Required work: Leave the pictures out. Return all other data exactly.

Recorded information:
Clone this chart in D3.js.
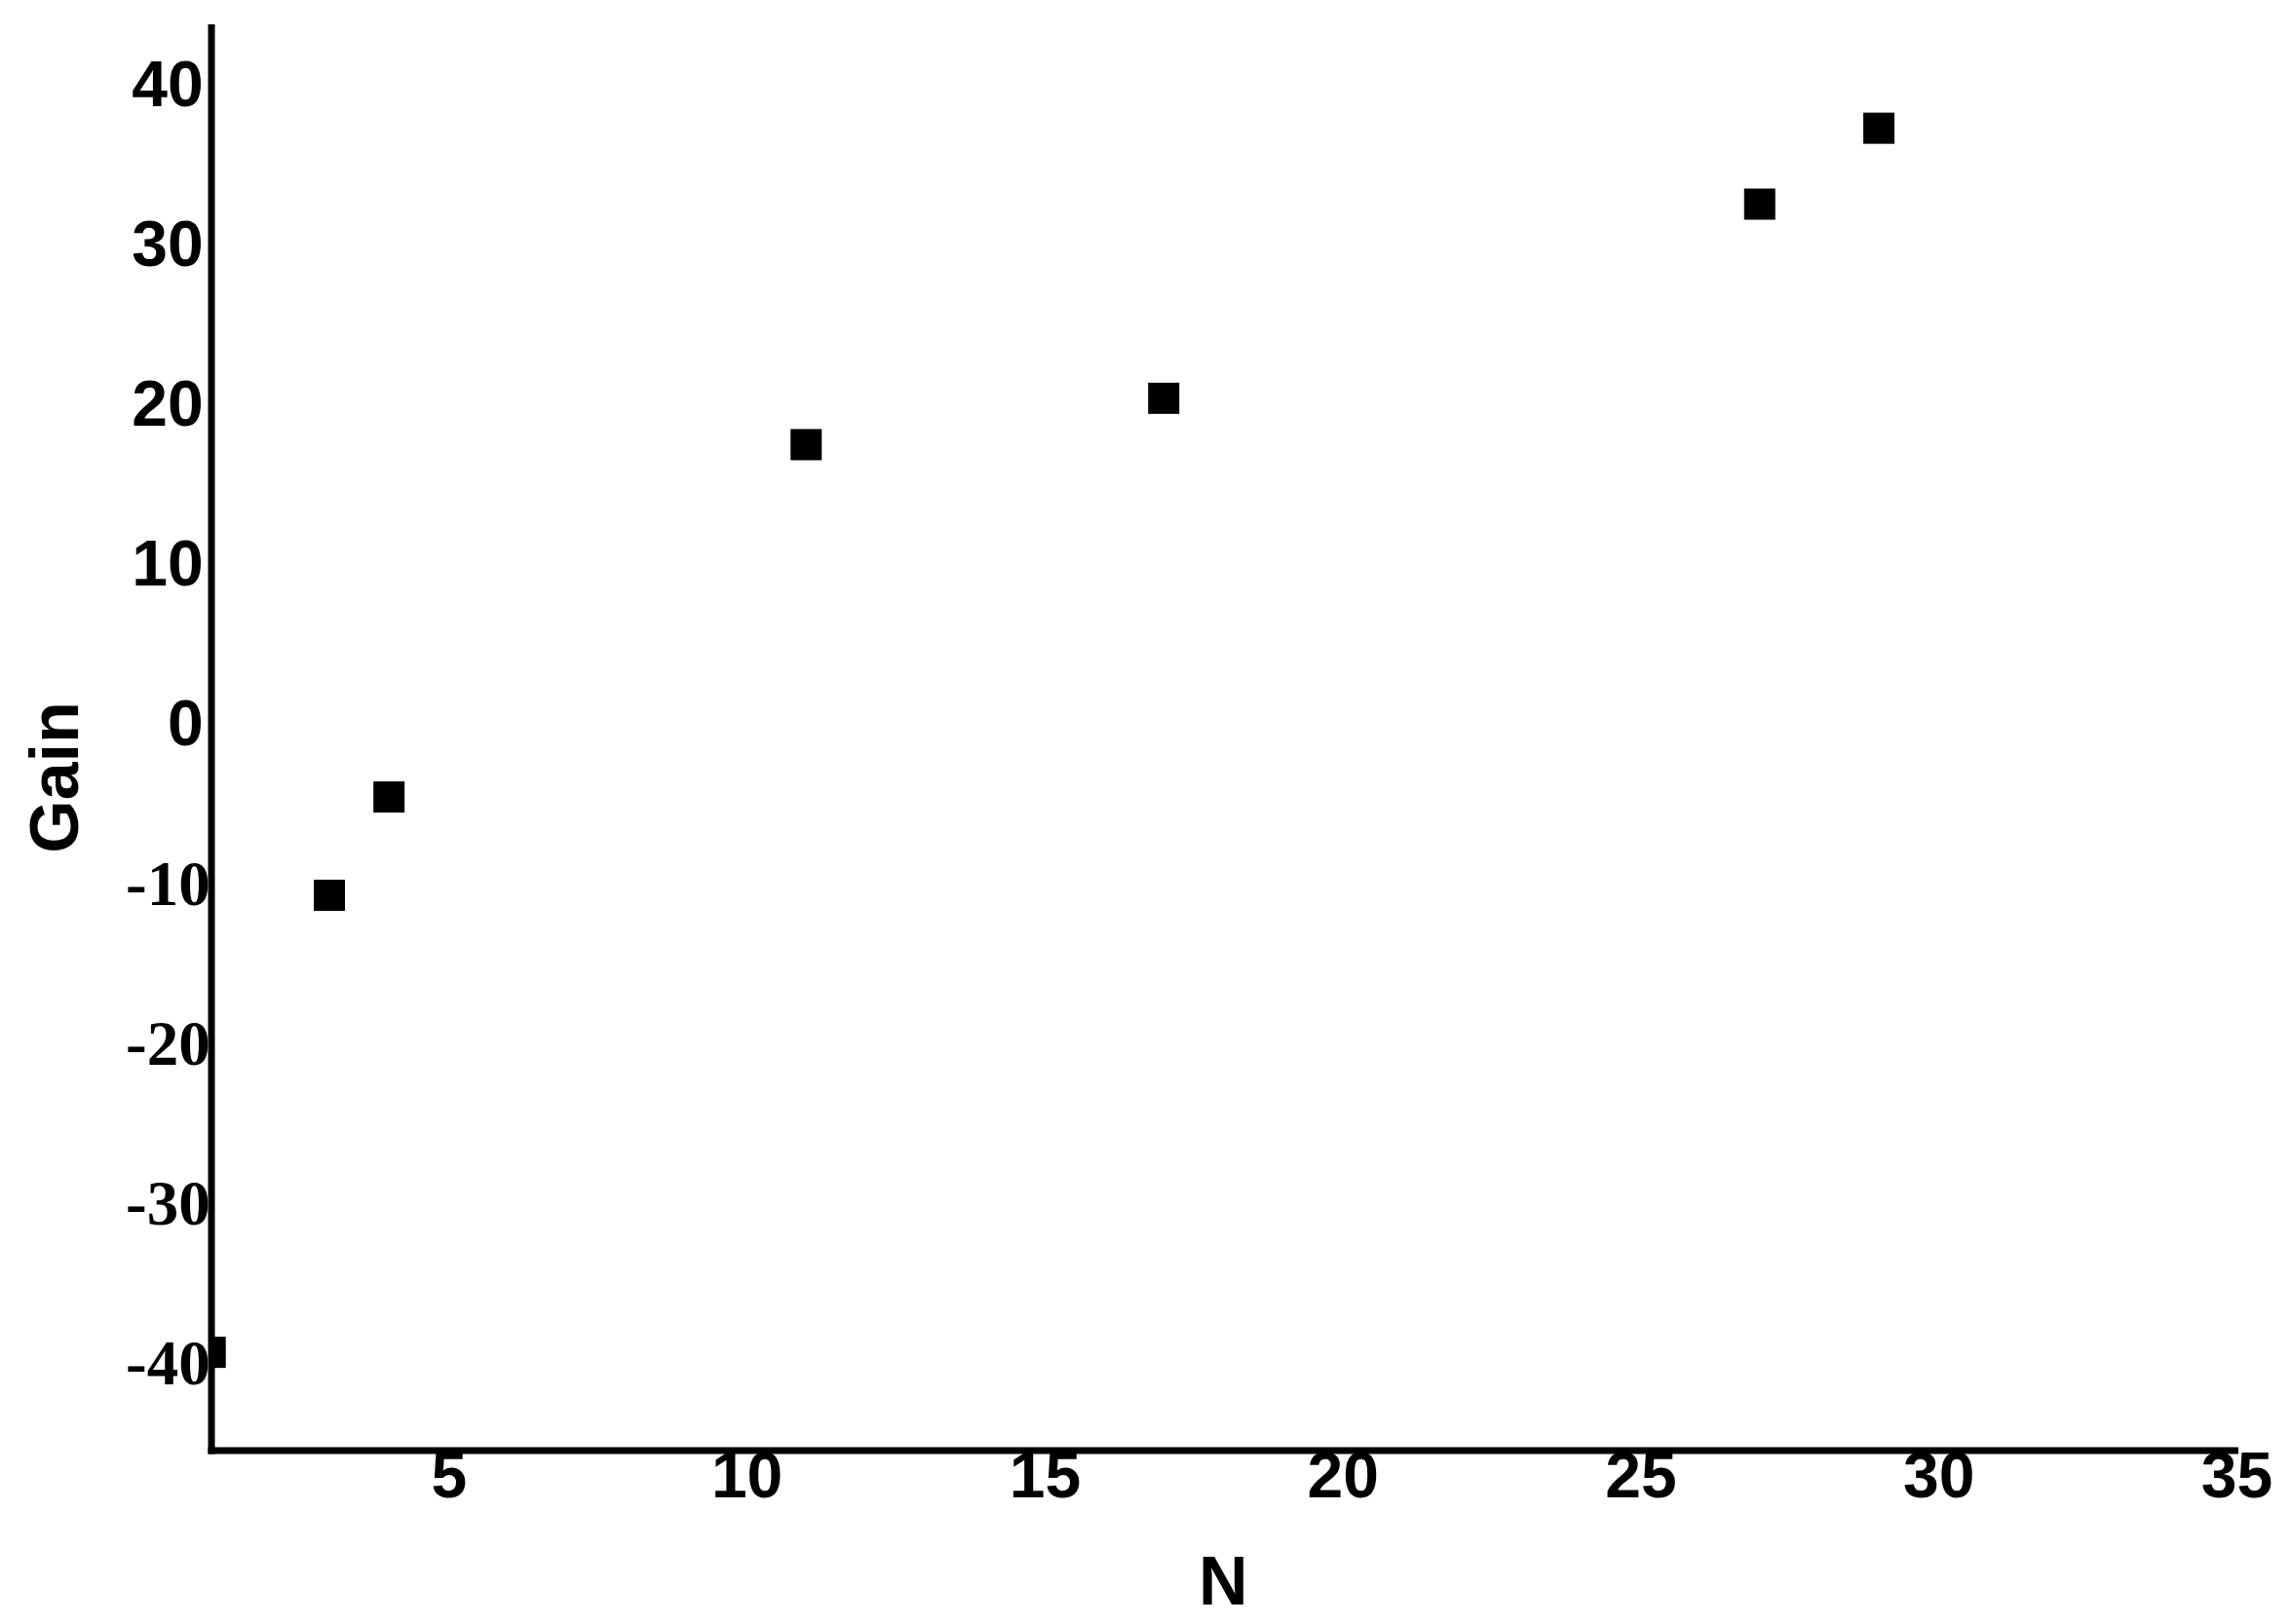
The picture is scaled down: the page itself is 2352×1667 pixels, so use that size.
<!DOCTYPE html>
<html>
<head>
<meta charset="utf-8">
<script src="https://cdn.jsdelivr.net/npm/d3@7"></script>
<style>
  html, body { margin: 0; padding: 0; background: #fff; }
  svg { display: block; }
</style>
</head>
<body>
<script>
// ---- data ----
const nValues = [1, 3, 4, 11, 17, 27, 29];
const gainValues = [-39.3, -10.7, -4.55, 17.5, 20.4, 32.55, 37.3];
const xTicks = [5, 10, 15, 20, 25, 30, 35];
const yTicks = [40, 30, 20, 10, 0, -10, -20, -30, -40];
const xTitle = "N";
const yTitle = "Gain";

const W = 2352, H = 1667;
const svg = d3.select("body").append("svg").attr("width", W).attr("height", H);

const x = d3.scaleLinear().domain([1, 35]).range([215.7, 2295]);
const y = d3.scaleLinear().domain([-45.45, 43.8]).range([1489, 25]);

const sansBold = "'Liberation Sans', Arial, sans-serif";
const serifBold = "'Liberation Serif', 'Times New Roman', serif";

// clip so points stay right of the y axis
svg.append("defs").append("clipPath").attr("id", "plot")
  .append("rect").attr("x", x(1) + 1).attr("y", 0).attr("width", W).attr("height", y(-45.45));

// y axis labels
const yAxis = d3.axisLeft(y).tickValues(yTicks).tickSize(0).tickFormat(d3.format("d"));
const gy = svg.append("g").attr("transform", `translate(${x(1)},0)`).call(yAxis);
gy.select(".domain").remove();
gy.selectAll(".tick text")
  .attr("fill", "#000")
  .attr("font-weight", "bold")
  .attr("font-family", d => d < 0 ? serifBold : sansBold)
  .attr("font-size", d => d < 0 ? 65 : 66)
  .attr("x", d => d < 0 ? 0 : -7)
  .text(d => d < 0 ? "-" + Math.abs(d) : d);

// x axis labels
const xAxis = d3.axisBottom(x).tickValues(xTicks).tickSize(0).tickPadding(1);
const gx = svg.append("g").attr("transform", `translate(0,${y(-45.45)})`).call(xAxis);
gx.select(".domain").remove();
gx.selectAll(".tick text")
  .attr("fill", "#000")
  .attr("font-weight", "bold")
  .attr("font-family", sansBold)
  .attr("font-size", 66);

// points
svg.append("g").attr("clip-path", "url(#plot)")
  .selectAll("rect").data(nValues.map((n, i) => [n, gainValues[i]]))
  .enter().append("rect")
  .attr("x", d => x(d[0]) - 16)
  .attr("y", d => y(d[1]) - 16)
  .attr("width", 32).attr("height", 32)
  .attr("fill", "#000");

// axis lines
const x0 = x(1) + 1.3;
svg.append("line")
  .attr("x1", x0).attr("x2", x0)
  .attr("y1", y(43.8)).attr("y2", y(-45.45) + 3.5)
  .attr("stroke", "#000").attr("stroke-width", 7);
svg.append("line")
  .attr("x1", x0 - 3.5).attr("x2", x(35) + 2)
  .attr("y1", y(-45.45)).attr("y2", y(-45.45))
  .attr("stroke", "#000").attr("stroke-width", 7);

// titles
svg.append("text")
  .attr("x", (x(1) + x(35)) / 2).attr("y", 1647)
  .attr("text-anchor", "middle")
  .attr("font-family", sansBold).attr("font-weight", "bold").attr("font-size", 70)
  .text(xTitle);

svg.append("text")
  .attr("transform", "translate(80,798) rotate(-90)")
  .attr("text-anchor", "middle")
  .attr("font-family", sansBold).attr("font-weight", "bold").attr("font-size", 70)
  .text(yTitle);
</script>
</body>
</html>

Solved exercise:
Clone this chart in D3.js.
The picture is scaled down: the page itself is 2352×1667 pixels, so use that size.
<!DOCTYPE html>
<html>
<head>
<meta charset="utf-8">
<script src="https://cdn.jsdelivr.net/npm/d3@7"></script>
<style>
  html, body { margin: 0; padding: 0; background: #fff; }
  svg { display: block; }
</style>
</head>
<body>
<script>
// ---- data ----
const nValues = [1, 3, 4, 11, 17, 27, 29];
const gainValues = [-39.3, -10.7, -4.55, 17.5, 20.4, 32.55, 37.3];
const xTicks = [5, 10, 15, 20, 25, 30, 35];
const yTicks = [40, 30, 20, 10, 0, -10, -20, -30, -40];
const xTitle = "N";
const yTitle = "Gain";

const W = 2352, H = 1667;
const svg = d3.select("body").append("svg").attr("width", W).attr("height", H);

const x = d3.scaleLinear().domain([1, 35]).range([215.7, 2295]);
const y = d3.scaleLinear().domain([-45.45, 43.8]).range([1489, 25]);

const sansBold = "'Liberation Sans', Arial, sans-serif";
const serifBold = "'Liberation Serif', 'Times New Roman', serif";

// clip so points stay right of the y axis
svg.append("defs").append("clipPath").attr("id", "plot")
  .append("rect").attr("x", x(1) + 1).attr("y", 0).attr("width", W).attr("height", y(-45.45));

// y axis labels
const yAxis = d3.axisLeft(y).tickValues(yTicks).tickSize(0).tickFormat(d3.format("d"));
const gy = svg.append("g").attr("transform", `translate(${x(1)},0)`).call(yAxis);
gy.select(".domain").remove();
gy.selectAll(".tick text")
  .attr("fill", "#000")
  .attr("font-weight", "bold")
  .attr("font-family", d => d < 0 ? serifBold : sansBold)
  .attr("font-size", d => d < 0 ? 65 : 66)
  .attr("x", d => d < 0 ? 0 : -7)
  .text(d => d < 0 ? "-" + Math.abs(d) : d);

// x axis labels
const xAxis = d3.axisBottom(x).tickValues(xTicks).tickSize(0).tickPadding(1);
const gx = svg.append("g").attr("transform", `translate(0,${y(-45.45)})`).call(xAxis);
gx.select(".domain").remove();
gx.selectAll(".tick text")
  .attr("fill", "#000")
  .attr("font-weight", "bold")
  .attr("font-family", sansBold)
  .attr("font-size", 66);

// points
svg.append("g").attr("clip-path", "url(#plot)")
  .selectAll("rect").data(nValues.map((n, i) => [n, gainValues[i]]))
  .enter().append("rect")
  .attr("x", d => x(d[0]) - 16)
  .attr("y", d => y(d[1]) - 16)
  .attr("width", 32).attr("height", 32)
  .attr("fill", "#000");

// axis lines
const x0 = x(1) + 1.3;
svg.append("line")
  .attr("x1", x0).attr("x2", x0)
  .attr("y1", y(43.8)).attr("y2", y(-45.45) + 3.5)
  .attr("stroke", "#000").attr("stroke-width", 7);
svg.append("line")
  .attr("x1", x0 - 3.5).attr("x2", x(35) + 2)
  .attr("y1", y(-45.45)).attr("y2", y(-45.45))
  .attr("stroke", "#000").attr("stroke-width", 7);

// titles
svg.append("text")
  .attr("x", (x(1) + x(35)) / 2).attr("y", 1647)
  .attr("text-anchor", "middle")
  .attr("font-family", sansBold).attr("font-weight", "bold").attr("font-size", 70)
  .text(xTitle);

svg.append("text")
  .attr("transform", "translate(80,798) rotate(-90)")
  .attr("text-anchor", "middle")
  .attr("font-family", sansBold).attr("font-weight", "bold").attr("font-size", 70)
  .text(yTitle);
</script>
</body>
</html>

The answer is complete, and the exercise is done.